This lecture event is part of the 11th Kościuszko Chair Spring Symposium in honor of Lady Blanka Rosenstiel sponsored by the Kościuszko Chair in Polish Studies and the Center for Intermarium studies.
Lady Blanka Rosenstiel and the American Institute of Polish Culture (AIPC) established the Kościuszko Chair of Polish Studies at IWP in 2008. The Kościuszko Chair serves as a center for Polish Studies in the broadest sense, including learning, teaching, researching, and writing about Poland's culture, history, heritage, religion, government, economy, and successes in the arts, sciences, and letters, with special emphasis on the achievements of Polish civilization and its relation to other nations, particularly the United States.

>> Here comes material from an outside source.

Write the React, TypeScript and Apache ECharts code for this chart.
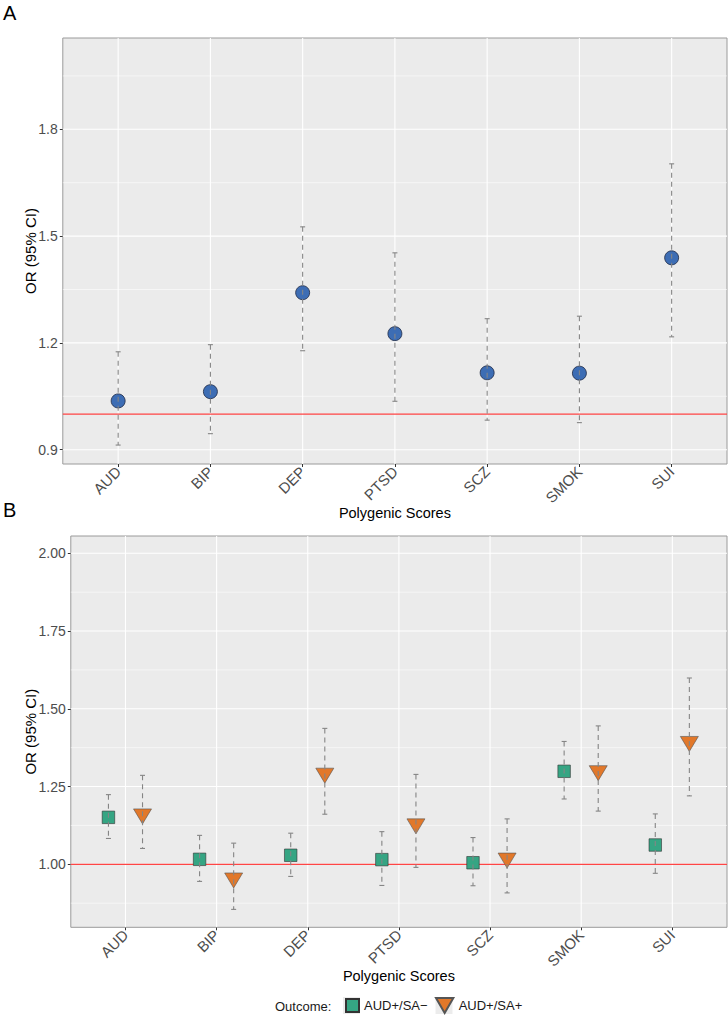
import React, { useEffect, useRef } from 'react';
import * as echarts from 'echarts';

// ---------- data ----------
const categories = ['AUD', 'BIP', 'DEP', 'PTSD', 'SCZ', 'SMOK', 'SUI'];

// Panel A
const orA = [1.037, 1.063, 1.341, 1.226, 1.116, 1.115, 1.439];
const lowA = [0.913, 0.945, 1.178, 1.036, 0.983, 0.976, 1.217];
const highA = [1.175, 1.195, 1.526, 1.453, 1.268, 1.275, 1.703];

// Panel B
const legendNames = ['AUD+/SA−', 'AUD+/SA+'];
const orNeg = [1.151, 1.016, 1.029, 1.015, 1.005, 1.299, 1.062];
const lowNeg = [1.083, 0.945, 0.961, 0.932, 0.931, 1.21, 0.971];
const highNeg = [1.224, 1.093, 1.1, 1.105, 1.086, 1.395, 1.162];
const orPos = [1.162, 0.956, 1.293, 1.13, 1.02, 1.301, 1.395];
const lowPos = [1.051, 0.855, 1.161, 0.99, 0.908, 1.171, 1.22];
const highPos = [1.286, 1.068, 1.437, 1.289, 1.146, 1.445, 1.599];

// ticks
const ticksA = [0.9, 1.2, 1.5, 1.8];
const minorTicksA = [1.05, 1.35, 1.65, 1.95];
const ticksB = [1.0, 1.25, 1.5, 1.75, 2.0];
const minorTicksB = [0.875, 1.125, 1.375, 1.625, 1.875];
const refValue = 1.0;
const rangeA = [0.8598, 2.0565];
const rangeB = [0.7974, 2.0556];
const xRange = [-0.6, 6.6];
const dodge = 0.187;

const FONT = '"Liberation Sans", Arial, Helvetica, sans-serif';

function gridLineData(ticks: number[], minor: number[]) {
  const d: number[][] = [];
  categories.forEach((_, i) => d.push([0, i, 1.1]));
  ticks.forEach((v) => d.push([1, v, 1.1]));
  minor.forEach((v) => d.push([1, v, 0.55]));
  return d;
}

function makeGridSeries(idx: number, yMin: number, data: number[][]) {
  return {
    type: 'custom',
    xAxisIndex: idx,
    yAxisIndex: idx,
    z: 1,
    silent: true,
    data,
    renderItem: (params: any, api: any) => {
      const cs = params.coordSys;
      const orient = api.value(0);
      const v = api.value(1);
      const w = api.value(2);
      if (orient === 0) {
        const x = api.coord([v, yMin])[0];
        return {
          type: 'line',
          shape: { x1: x, y1: cs.y, x2: x, y2: cs.y + cs.height },
          style: { stroke: '#ffffff', lineWidth: w },
        };
      }
      const y = api.coord([0, v])[1];
      return {
        type: 'line',
        shape: { x1: cs.x, y1: y, x2: cs.x + cs.width, y2: y },
        style: { stroke: '#ffffff', lineWidth: w },
      };
    },
  };
}

function makeRefSeries(idx: number) {
  return {
    type: 'custom',
    xAxisIndex: idx,
    yAxisIndex: idx,
    z: 2,
    silent: true,
    data: [[0, refValue]],
    renderItem: (params: any, api: any) => {
      const cs = params.coordSys;
      const y = api.coord([0, api.value(1)])[1];
      return {
        type: 'line',
        shape: { x1: cs.x, y1: y, x2: cs.x + cs.width, y2: y },
        style: { stroke: '#ff4545', lineWidth: 1.2 },
      };
    },
  };
}

function makeErrSeries(idx: number, data: number[][]) {
  return {
    type: 'custom',
    xAxisIndex: idx,
    yAxisIndex: idx,
    z: 4,
    silent: true,
    encode: { x: 0, y: [1, 2] },
    data,
    renderItem: (params: any, api: any) => {
      const x = api.value(0);
      const p1 = api.coord([x, api.value(2)]);
      const p2 = api.coord([x, api.value(1)]);
      const st = { stroke: '#858585', lineWidth: 1.1 };
      return {
        type: 'group',
        children: [
          {
            type: 'line',
            shape: { x1: p1[0], y1: p1[1], x2: p2[0], y2: p2[1] },
            style: { ...st, lineDash: [5, 4] },
          },
          {
            type: 'line',
            shape: { x1: p1[0] - 2.5, y1: p1[1], x2: p1[0] + 2.5, y2: p1[1] },
            style: st,
          },
          {
            type: 'line',
            shape: { x1: p2[0] - 2.5, y1: p2[1], x2: p2[0] + 2.5, y2: p2[1] },
            style: st,
          },
        ],
      };
    },
  };
}

const TRI = 'path://M0,0L20,0L10,17.32Z';

function xAxisCfg(idx: number) {
  const idxs = categories.map((_, i) => i);
  return {
    type: 'value',
    gridIndex: idx,
    min: xRange[0],
    max: xRange[1],
    splitLine: { show: false },
    axisLine: { show: false, onZero: false },
    axisTick: { show: true, length: 3, lineStyle: { color: '#333333' }, customValues: idxs },
    axisLabel: {
      customValues: idxs,
      formatter: (v: number) => categories[Math.round(v)],
      rotate: 45,
      fontSize: 15,
      color: '#4d4d4d',
      margin: 5,
      fontFamily: FONT,
    },
    name: 'Polygenic Scores',
    nameLocation: 'middle',
    nameGap: 41,
    nameMoveOverlap: false,
    nameTextStyle: { fontSize: 14.5, color: '#000000', fontFamily: FONT },
  };
}

function yAxisCfg(idx: number, range: number[], ticks: number[], digits: number, gap: number) {
  return {
    type: 'value',
    gridIndex: idx,
    min: range[0],
    max: range[1],
    splitLine: { show: false },
    axisLine: { show: false, onZero: false },
    axisTick: { show: true, length: 3, lineStyle: { color: '#333333' }, customValues: ticks },
    axisLabel: {
      customValues: ticks,
      formatter: (v: number) => v.toFixed(digits),
      fontSize: 14,
      color: '#4d4d4d',
      margin: 5,
      fontFamily: FONT,
    },
    name: 'OR (95% CI)',
    nameLocation: 'middle',
    nameRotate: 90,
    nameGap: gap,
    nameMoveOverlap: false,
    nameTextStyle: { fontSize: 15, color: '#000000', fontFamily: FONT },
  };
}

export default function App() {
  const ref = useRef<HTMLDivElement>(null);
  useEffect(() => {
    if (!ref.current) return;
    const chart = echarts.init(ref.current, undefined, { renderer: 'svg' });
    const gridStyle = {
      show: true,
      backgroundColor: '#ebebeb',
      borderColor: '#9a9a9a',
      borderWidth: 1,
      outerBoundsMode: 'none',
      containLabel: false,
    };
    const option: any = {
      animation: false,
      backgroundColor: '#ffffff',
      textStyle: { fontFamily: FONT },
      grid: [
        { ...gridStyle, left: 62.8, top: 38, right: 1, height: 426 },
        { ...gridStyle, left: 70.8, top: 536, right: 1, height: 391.3 },
      ],
      xAxis: [xAxisCfg(0), xAxisCfg(1)],
      yAxis: [yAxisCfg(0, rangeA, ticksA, 1, 25), yAxisCfg(1, rangeB, ticksB, 2, 33)],
      legend: [
        {
          data: [{ name: legendNames[0], icon: 'rect' }],
          left: 345,
          top: 998,
          padding: 0,
          itemWidth: 13,
          itemHeight: 13,
          itemGap: 5,
          selectedMode: false,
          textStyle: { fontSize: 13, color: '#1a1a1a', fontFamily: FONT },
        },
        {
          data: [{ name: legendNames[1], icon: TRI }],
          left: 435,
          top: 997,
          padding: 0,
          itemWidth: 18,
          itemHeight: 15,
          itemGap: 5,
          selectedMode: false,
          textStyle: { fontSize: 13, color: '#1a1a1a', fontFamily: FONT },
        },
      ],
      graphic: [
        {
          type: 'rect',
          z: 0,
          shape: { x: 343, y: 997, width: 17, height: 17 },
          style: { fill: '#ececec' },
        },
        {
          type: 'rect',
          z: 0,
          shape: { x: 435.5, y: 997, width: 17, height: 17 },
          style: { fill: '#ececec' },
        },
        {
          type: 'text',
          x: 3,
          y: 13,
          style: { text: 'A', fontSize: 20, fill: '#000', fontFamily: FONT, verticalAlign: 'middle' },
        },
        {
          type: 'text',
          x: 3,
          y: 510,
          style: { text: 'B', fontSize: 20, fill: '#000', fontFamily: FONT, verticalAlign: 'middle' },
        },
        {
          type: 'text',
          x: 275,
          y: 1006,
          style: { text: 'Outcome:', fontSize: 13, fill: '#1a1a1a', fontFamily: FONT, verticalAlign: 'middle' },
        },
      ],
      series: [
        makeGridSeries(0, rangeA[0], gridLineData(ticksA, minorTicksA)),
        makeRefSeries(0),
        {
          type: 'scatter',
          name: 'OR',
          xAxisIndex: 0,
          yAxisIndex: 0,
          z: 3,
          symbol: 'circle',
          symbolSize: 14,
          itemStyle: { color: '#3d6db4', borderColor: '#1f2a44', borderWidth: 0.8, opacity: 1 },
          data: orA.map((v, i) => [i, v]),
        },
        makeErrSeries(0, orA.map((_, i) => [i, lowA[i], highA[i]])),

        makeGridSeries(1, rangeB[0], gridLineData(ticksB, minorTicksB)),
        makeRefSeries(1),
        {
          type: 'scatter',
          name: legendNames[0],
          xAxisIndex: 1,
          yAxisIndex: 1,
          z: 3,
          symbol: 'rect',
          symbolSize: 12.5,
          itemStyle: { color: '#35a583', borderColor: '#333333', borderWidth: 0.6, opacity: 1 },
          data: orNeg.map((v, i) => [i - dodge, v]),
        },
        {
          type: 'scatter',
          name: legendNames[1],
          xAxisIndex: 1,
          yAxisIndex: 1,
          z: 3,
          symbol: TRI,
          symbolSize: [18, 15],
          symbolOffset: [0, 2.5],
          itemStyle: { color: '#e2782a', borderColor: '#555555', borderWidth: 0.6, opacity: 1 },
          data: orPos.map((v, i) => [i + dodge, v]),
        },
        makeErrSeries(1, orNeg.map((_, i) => [i - dodge, lowNeg[i], highNeg[i]])),
        makeErrSeries(1, orPos.map((_, i) => [i + dodge, lowPos[i], highPos[i]])),
      ],
    };
    chart.setOption(option);
    return () => chart.dispose();
  }, []);
  return (
    <div
      ref={ref}
      style={{ position: 'absolute', left: 0, top: 0, width: 728, height: 1019, background: '#fff' }}
    />
  );
}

We remain grateful for Lady Blanka’s leadership in founding this Chair at IWP.
About the lecture:
Feliks Dzierzynski was a Polish Catholic nobleman, a social democrat, and a monster. He committed national apostasy to advance his international utopian ideas. Having embraced a socialist revolution, he followed the logical path to death and mayhem. His destiny led him to establish and lead Soviet Russia’s secret police, the dreaded Cheka and its avatars. However, the roots of his murderous pathologies reach his teen years when he abandoned the Catholic faith and the cause of Poland’s independence in favor of extreme leftism. He increasingly alienated himself from his background, rejected his inheritance, and transformed himself, first, into an internationalist and, then, into a Soviet Russian chauvinist. Our story focuses on the first stage of the monster’s transformation. Rejecting all that was decent, Dzierzynski embarked on a journey of no return to Communist utopia.
About the speaker:
Dr. Marek Jan Chodakiewicz holds The Kosciuszko Chair in Polish Studies at The Institute of World Politics and leads IWP’s Center for Intermarium Studies. At IWP, he also serves as a Professor of History and teaches courses on Geography and Strategy, Contemporary Politics and Diplomacy, Russian Politics and Foreign Policy, and Mass Murder Prevention in Failed and Failing States. He is the author of Intermarium: The Land Between the Black and Baltic Seas and numerous other books and articles. He holds a Ph.D. from Columbia University and has previously taught at the University of Virginia and Loyola Marymount University.